If your site is hosted on the same shared server as 500+ other sites, you are sharing the power of the site with all of the other 500+ websites. Even if your site is well optimized for fast loading, a slow web server is just like that vintage Windows 95 computer gathering dust in a back closet. Yes, it will work, but it`s going to take a long, long time while the computer thinks and thinks…
2. Graphics, video and other “heavy” content.
Graphics and video don`t really weigh anything — they are just a bunch of 1s and 0s that are stored on a hard drive somewhere.
But just as it takes a long, long time for you to download that extra-high-resolution image that someone emailed to you, really large graphics that haven`t been optimized for web viewing “weigh” down the process of downloading a page.
Try not to save images at 100% quality in photoshop for the Web; 85% is more than sufficient for most users, and will shave countless seconds from your site.
Video is best hosted, stored and served by YouTube. You can use an embed code to have the video play on your site. YouTube has direct connections between their video servers and many of the major ISPs (such as Comcast), allowing their videos to load 3-4 times faster than if they had to be served through the Web.
3. Database queries.
If your site uses a content management system, chances are it`s using a programming language (such as PHP) and a database (such as mySQL) to organize and store the content. Each time a user comes to the home page of your website, for example, your content management system needs to make different database lookups to build the top menu, left menu, central content area, bottom navigation, and other specialized content areas on your site.
Loading just one page could mean you need 10-15 different database calls to generate all of the content. This can make your site a lot slower to load.
What can be done?
A. Page Caching.
There are several ways to create a static cached version of your site. Depending on what content management system you`re using (such as WordPress or Magento Commerce), you can use a caching system like Varnish that can take your page load times from 8-10 seconds, down to less than 1 second.
We use this on the Customer Paradigm site, and it dramatically speeds up page load times. Google sees short page load times and very few users abandoning the site, and rewards our site with high search rankings.
B. Resize images properly.
This is an easy thing to do, and can in many cases decrease your page load time by ten times or more!
C. Create a server load test.
You can simulate 500 users coming to your site in rapid succession to make sure your site can hold up to the load. This is something we can help assist you with, too.
D. Review how much you`re paying for your Web hosting.

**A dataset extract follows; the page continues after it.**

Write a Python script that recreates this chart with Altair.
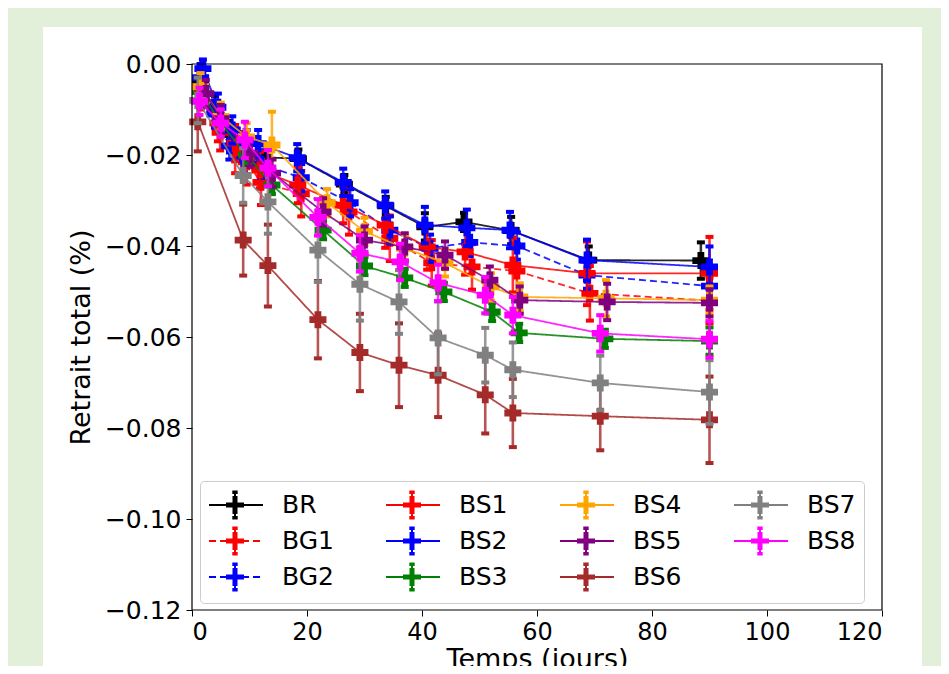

If you are only paying $10.95 per month for a shared hosting account (where you might have 500 other websites on the same server), don`t expect to have the same type of performance that a dedicated server that costs $150 or $200 per month will give you.
A rule of thumb is that your web server often will cost 2-3% of your monthly sales revenue. If your site generates $10,000 in revenue (either business to business leads or business to consumer eCommerce sales), expect to pay $200 – $300 per month for a solid web server.
E. Upgrade your Web hosting — before the holiday rush
Upgrade now, before the holiday crunch, and your hosting company is backed up with requests from other websites that also need to improve their speed.